Pasting on my best asking-favours-from-strangers face -- eyes widened, mouth slightly upturned, shoulders shrugged haplessly -- I opened my mouth, but before I could greet her "auntie", she was bustling towards me with her own version of my face. Turned out that she wanted me to help her translate the English instructions on the back of a pack of plant fertilisers. I seemed to remember that they mentioned Lily of the Valley, although there were no plants to be seen in the entire place.

In fact, despite the large interior, there was just her wanton mee stall and one unoccupied large table under the lazily revolving fan. No Jaz beer posters with Gillian Chung, no golden cat with upraised paw, no calendar with ultra large numerals. As I fumbled through the instructions in my faltering Mandarin -- how do you say sprinkle fertiliser around the circumference? -- a guy who looked to be in his 20s walked in. Pleasingly plump and bespectacled, with a messenger bag slung across his body, he struck me as one of those graphic designer types. He seemed taken aback at my presence and examined at me curiously, making me wonder if my denim shorts were too scandalously short.

I quickly took the chance to gesture towards the flight of stairs at the back of the room and asked if I could take a look upstairs, hoisting my camera to my face to indicate click, click, click.

There was a flimsy accordion-type door stretched across the stairway and a single naked lightbulb was switched on, as it was dark that deep inside the hall, even at 9am. The auntie made short work of the four or five hook-and-eye catches securing the door, swooshed the door open
efficiently and stepped aside to let me up. As I brushed past her, she grasped my arm with a surprisingly strong claw-like hand and said, in Mandarin: "Be careful."

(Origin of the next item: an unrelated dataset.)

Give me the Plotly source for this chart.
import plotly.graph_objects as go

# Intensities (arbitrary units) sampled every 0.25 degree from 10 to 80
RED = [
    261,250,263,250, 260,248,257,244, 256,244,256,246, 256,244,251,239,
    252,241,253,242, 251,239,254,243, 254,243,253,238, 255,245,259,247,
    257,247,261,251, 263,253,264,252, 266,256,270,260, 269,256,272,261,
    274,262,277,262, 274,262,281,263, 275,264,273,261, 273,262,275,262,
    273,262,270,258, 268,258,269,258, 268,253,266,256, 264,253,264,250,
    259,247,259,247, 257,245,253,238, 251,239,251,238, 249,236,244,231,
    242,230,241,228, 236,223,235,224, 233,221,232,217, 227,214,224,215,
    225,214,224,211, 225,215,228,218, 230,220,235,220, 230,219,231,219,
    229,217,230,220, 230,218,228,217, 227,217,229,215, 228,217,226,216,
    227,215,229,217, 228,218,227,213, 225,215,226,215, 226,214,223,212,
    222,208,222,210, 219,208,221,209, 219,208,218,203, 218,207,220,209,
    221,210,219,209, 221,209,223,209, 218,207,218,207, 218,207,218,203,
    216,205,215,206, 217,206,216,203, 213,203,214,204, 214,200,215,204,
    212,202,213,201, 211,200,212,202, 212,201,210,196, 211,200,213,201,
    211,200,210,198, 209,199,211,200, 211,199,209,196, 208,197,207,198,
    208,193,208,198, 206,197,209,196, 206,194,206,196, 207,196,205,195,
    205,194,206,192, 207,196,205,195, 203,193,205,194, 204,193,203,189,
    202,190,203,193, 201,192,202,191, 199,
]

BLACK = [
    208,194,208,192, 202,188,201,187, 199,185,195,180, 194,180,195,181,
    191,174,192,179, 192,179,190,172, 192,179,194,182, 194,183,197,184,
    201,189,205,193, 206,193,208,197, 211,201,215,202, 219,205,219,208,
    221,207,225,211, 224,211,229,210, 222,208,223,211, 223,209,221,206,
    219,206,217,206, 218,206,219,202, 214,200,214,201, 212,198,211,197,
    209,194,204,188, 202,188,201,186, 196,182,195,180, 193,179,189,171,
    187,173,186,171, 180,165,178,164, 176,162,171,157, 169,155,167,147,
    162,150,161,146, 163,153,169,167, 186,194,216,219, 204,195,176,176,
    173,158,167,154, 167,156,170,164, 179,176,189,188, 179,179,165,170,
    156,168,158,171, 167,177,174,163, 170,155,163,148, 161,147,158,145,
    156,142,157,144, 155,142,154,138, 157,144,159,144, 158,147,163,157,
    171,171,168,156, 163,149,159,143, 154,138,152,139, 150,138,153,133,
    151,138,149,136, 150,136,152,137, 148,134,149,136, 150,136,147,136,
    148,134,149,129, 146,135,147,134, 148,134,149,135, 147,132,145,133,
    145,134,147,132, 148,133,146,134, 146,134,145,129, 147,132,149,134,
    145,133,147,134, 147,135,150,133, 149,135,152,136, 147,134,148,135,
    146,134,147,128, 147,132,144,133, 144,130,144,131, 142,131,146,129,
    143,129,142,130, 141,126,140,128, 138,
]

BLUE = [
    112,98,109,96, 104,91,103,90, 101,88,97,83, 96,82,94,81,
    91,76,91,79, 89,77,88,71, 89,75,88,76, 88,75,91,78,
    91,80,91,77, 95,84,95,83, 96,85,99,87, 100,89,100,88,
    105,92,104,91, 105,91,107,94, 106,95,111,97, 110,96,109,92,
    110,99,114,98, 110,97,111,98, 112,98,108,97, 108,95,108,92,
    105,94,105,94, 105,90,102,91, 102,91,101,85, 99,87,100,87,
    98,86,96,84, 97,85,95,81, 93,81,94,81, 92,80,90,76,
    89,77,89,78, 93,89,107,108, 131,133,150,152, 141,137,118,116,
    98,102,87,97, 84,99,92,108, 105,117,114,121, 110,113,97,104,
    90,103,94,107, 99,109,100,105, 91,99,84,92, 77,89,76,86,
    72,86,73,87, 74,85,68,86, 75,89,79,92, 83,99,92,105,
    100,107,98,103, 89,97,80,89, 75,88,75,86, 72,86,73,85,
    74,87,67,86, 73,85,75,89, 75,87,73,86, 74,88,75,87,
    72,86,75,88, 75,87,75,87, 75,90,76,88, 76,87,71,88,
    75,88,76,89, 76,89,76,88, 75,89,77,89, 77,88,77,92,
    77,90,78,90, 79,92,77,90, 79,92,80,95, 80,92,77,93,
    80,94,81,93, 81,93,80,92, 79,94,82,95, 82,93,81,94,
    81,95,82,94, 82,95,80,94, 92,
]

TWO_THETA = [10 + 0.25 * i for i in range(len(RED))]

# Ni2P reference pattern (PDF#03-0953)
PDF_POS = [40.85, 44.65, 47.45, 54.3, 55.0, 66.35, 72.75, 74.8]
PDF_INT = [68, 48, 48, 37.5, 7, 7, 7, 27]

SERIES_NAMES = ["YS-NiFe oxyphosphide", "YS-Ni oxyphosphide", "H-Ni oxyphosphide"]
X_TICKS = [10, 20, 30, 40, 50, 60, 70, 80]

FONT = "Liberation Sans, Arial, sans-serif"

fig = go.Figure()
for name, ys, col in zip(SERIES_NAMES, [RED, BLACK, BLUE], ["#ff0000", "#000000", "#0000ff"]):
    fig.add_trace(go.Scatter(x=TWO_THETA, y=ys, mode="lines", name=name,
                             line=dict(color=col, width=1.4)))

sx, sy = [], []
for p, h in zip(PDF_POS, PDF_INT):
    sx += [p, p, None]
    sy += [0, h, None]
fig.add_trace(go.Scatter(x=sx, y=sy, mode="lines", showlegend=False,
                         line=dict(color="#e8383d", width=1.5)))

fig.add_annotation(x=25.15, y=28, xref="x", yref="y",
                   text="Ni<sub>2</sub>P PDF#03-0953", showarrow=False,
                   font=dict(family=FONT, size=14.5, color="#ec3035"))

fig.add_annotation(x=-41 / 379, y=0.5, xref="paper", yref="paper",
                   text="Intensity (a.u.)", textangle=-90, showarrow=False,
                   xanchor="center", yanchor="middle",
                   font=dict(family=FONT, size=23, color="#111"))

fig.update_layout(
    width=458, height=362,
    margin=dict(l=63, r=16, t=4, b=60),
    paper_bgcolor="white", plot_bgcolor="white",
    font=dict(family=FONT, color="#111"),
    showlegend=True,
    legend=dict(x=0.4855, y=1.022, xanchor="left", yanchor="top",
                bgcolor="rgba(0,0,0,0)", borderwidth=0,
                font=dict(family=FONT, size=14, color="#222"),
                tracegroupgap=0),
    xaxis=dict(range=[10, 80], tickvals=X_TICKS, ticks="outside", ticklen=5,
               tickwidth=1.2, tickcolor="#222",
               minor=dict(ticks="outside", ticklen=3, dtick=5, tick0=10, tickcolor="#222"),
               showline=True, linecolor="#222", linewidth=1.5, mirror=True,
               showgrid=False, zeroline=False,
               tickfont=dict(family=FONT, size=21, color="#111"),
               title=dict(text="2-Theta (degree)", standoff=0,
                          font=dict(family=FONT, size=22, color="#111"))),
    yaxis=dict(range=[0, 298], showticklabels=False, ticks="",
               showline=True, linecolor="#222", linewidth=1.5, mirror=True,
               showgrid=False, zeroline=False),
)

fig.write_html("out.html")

The floorboards must be rotting and may not withstand my weight, I thought, reminded of my grandmother's pre-war shophouse which we were never allowed off the ground floor. So imagine to my surprise when I creaked my way to the top, that I saw another stall in the far corner.

A ruddy-faced man was chopping vigorously behind the counter while another, equally ruddy and also clad in a similar uniform of thin white tee, loose black shorts and Tat Sing slippers, flip-flopped around hurriedly with plates of chicken rice. A couple of girls in uniforms and plaits, who looked like sisters, were picking up their haversacks, getting ready for school.

I took in all of this in five seconds flat. My first thought was: How would customers know that there was chicken rice upstairs if the door was latched? It was followed quickly by: But there are no customers here at all, who are they serving?

I looked up, fully expecting to see the sky. The roof was completely intact. I could not see the sky.

My feet moved of their own volition and bounded down the stairs so fast, I didn't even have time to worry about tripping and falling. My pale face must have said everything I could not even put into words, because the auntie, with sorrow in her eyes, patted me once on my shoulder and said: "You saw them."

My entire body was ice cold and stiff. I could only nod.

"You better leave."

As I forced my legs to function and walked out onto the sidewalk, something made me turn back. Through the grills that were now drawn shut, I glimpsed the entire family gathered around the table, getting ready to eat. At that moment, the fear in my heart evaporated, leaving behind an almost unbearable sadness.

Footnote: I later learnt that the kopi tiam had burned down 20 years ago and the only survivor was a toddler, the youngest boy in the family.

3 comments:

peanut butter wolf said...

Noooooooooooooooo!!!! This is too surreal!!!!! I felt the hair on the back of my neck stand up when I read this!!!!!!!!!!

Manic Mummy said...

you shld submit this to true singapore ghost stories - malaysia edition! scary!!!

wallfleur_mama said...

omg. this is so scary and sad at the same time.